Other kinds of auctions exist, such as Vickrey-Clark-Groves (See my post of Feb. 20, 2007 #1: expressive bidding algorithms for bundles of services; Feb. 1, 2006: “double auctions” that match seller and buyer rankings as well as “unique bid” auctions; and May 23, 2008 #1: combinatorial algorithm auctions.).
Since that metapost in mid-2007, this blog has dropped the gavel on several more auction items (See my post of Jan. 14, 2008: competitive bids and market cost; Feb. 16, 2008: few references to auctions proves their unpopularity; May 2, 2008: Esq.-harmony to match law firms and law departments; Dec. 9, 2008 #4: online auction by Intel for patents in 2006;and April 9, 2009: eLaw Forum and a massive competitive bid.).
For years people have told me that general counsel strongly value predictability of legal fees, even if that means higher fees. I have doubted that statement. I doubt it because the total amount spent during a year on outside firms is the measure, not whether the law department hit its budget number pretty closely or smoothed out its monthly payments.

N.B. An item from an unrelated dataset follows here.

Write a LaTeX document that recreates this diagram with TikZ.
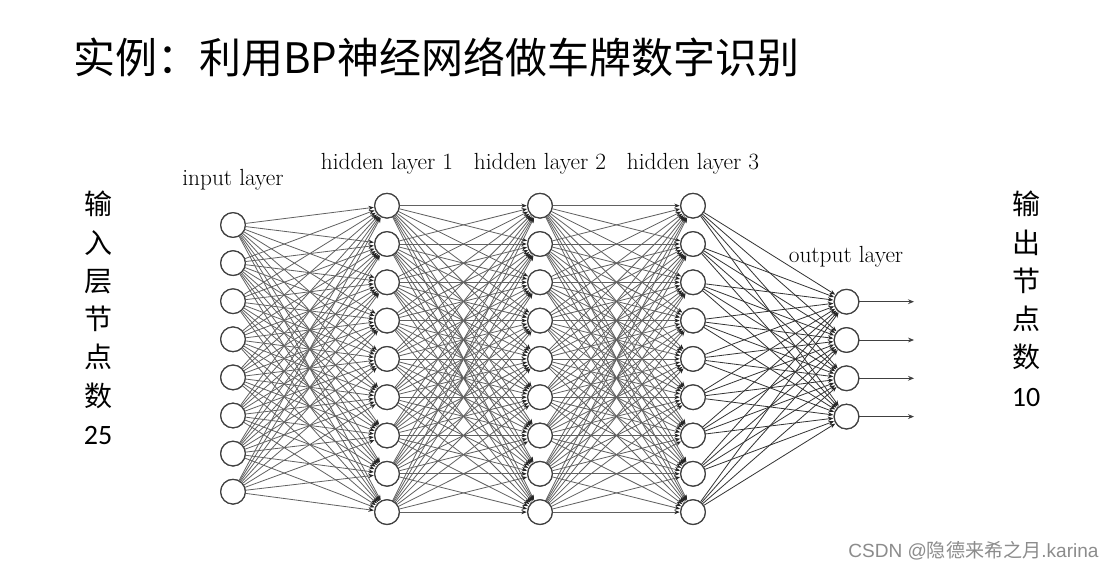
\documentclass[tikz,border=0pt]{standalone}
\usepackage{fontspec}
\newfontfamily\cjk{Noto Sans CJK SC}
\newfontfamily\carl{Carlito}
\newfontfamily\wmfont{Liberation Sans}
\usetikzlibrary{arrows.meta}
\tikzset{
  neuron/.style={circle,draw=black!75,line width=0.9pt,fill=white,inner sep=0pt,minimum size=18.5pt},
  conn/.style={draw=black!62,line width=0.6pt,-{Stealth[length=4pt,width=3.2pt,color=black!85]},shorten >=0.3pt},
  outarrow/.style={draw=black!75,line width=0.7pt,-{Stealth[length=4.5pt,width=3.6pt]}},
  layerlabel/.style={font=\fontsize{17.5}{20}\selectfont,text=black},
  sidetext/.style={font=\cjk\fontsize{21}{28.7}\selectfont,align=center,anchor=north}
}
\begin{document}
\begin{tikzpicture}[x=0.75pt,y=-0.75pt]
\useasboundingbox (0,0) rectangle (1116,571);
\fill[white] (0,0) rectangle (1116,571);
% title
\node[anchor=west,font=\cjk\fontsize{31.5}{38}\selectfont,inner sep=0pt] (title) at (73,57) {实例：利用BP神经网络做车牌数字识别};
% side texts
\node[sidetext,inner sep=0pt] (lefttext) at (98,191) {输\\入\\层\\节\\点\\数\\{\carl 25}};
\node[sidetext,inner sep=0pt] (righttext) at (1026,191) {输\\出\\节\\点\\数\\{\carl 10}};
% layer labels
\node[layerlabel] (linput) at (233,180) {input layer};
\node[layerlabel] (lh1) at (387,164) {hidden layer 1};
\node[layerlabel] (lh2) at (540,164) {hidden layer 2};
\node[layerlabel] (lh3) at (693,164) {hidden layer 3};
\node[layerlabel] (lout) at (846,257) {output layer};
% neurons
\foreach \i in {1,...,8} \node[neuron] (I\i) at (233,{225+(\i-1)*38.1}) {};
\foreach \i in {1,...,9} {
  \node[neuron] (A\i) at (387,{205.7+(\i-1)*38.3}) {};
  \node[neuron] (B\i) at (540,{205.7+(\i-1)*38.3}) {};
  \node[neuron] (C\i) at (693,{205.7+(\i-1)*38.3}) {};
}
\foreach \i in {1,...,4} \node[neuron] (O\i) at (846.5,{301.7+(\i-1)*38.3}) {};
% connections
\foreach \i in {1,...,8} \foreach \j in {1,...,9} \draw[conn] (I\i) -- (A\j);
\foreach \i in {1,...,9} \foreach \j in {1,...,9} \draw[conn] (A\i) -- (B\j);
\foreach \i in {1,...,9} \foreach \j in {1,...,9} \draw[conn] (B\i) -- (C\j);
\foreach \i in {1,...,9} \foreach \j in {1,...,4} \draw[conn,draw=black!80] (C\i) -- (O\j);
% output arrows
\foreach \i in {1,...,4} {
  \coordinate (E\i) at (914,{301.7+(\i-1)*38.3});
  \draw[outarrow] (O\i) -- (E\i);
}
% redraw neurons on top
\foreach \i in {1,...,8} \node[neuron] at (I\i) {};
\foreach \i in {1,...,9} {\node[neuron] at (A\i) {}; \node[neuron] at (B\i) {}; \node[neuron] at (C\i) {};}
\foreach \i in {1,...,4} \node[neuron] at (O\i) {};
% watermark
\node[anchor=west,font=\wmfont\fontsize{14.3}{17}\selectfont,text=black!45,inner sep=0pt] (wm) at (848,551) {CSDN @{\cjk 隐德来希之月}.karina};
\end{tikzpicture}
\end{document}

But perhaps I underrate the adverse consequences to a general counsel of coming in either much higher or much lower than budget. It throws off the calculations of the financial department.
Predictability is good; budgets have a purpose and take on a life of their own; and management of amounts spent outside is a game worth playing well (See my post of Nov. 17, 2006: survey finds that predictability favors alternative fee arrangements; Nov. 13, 2006: claim by Eversheds that clients demand predictability; and May 2, 2007: e-billing may enable more predictability.).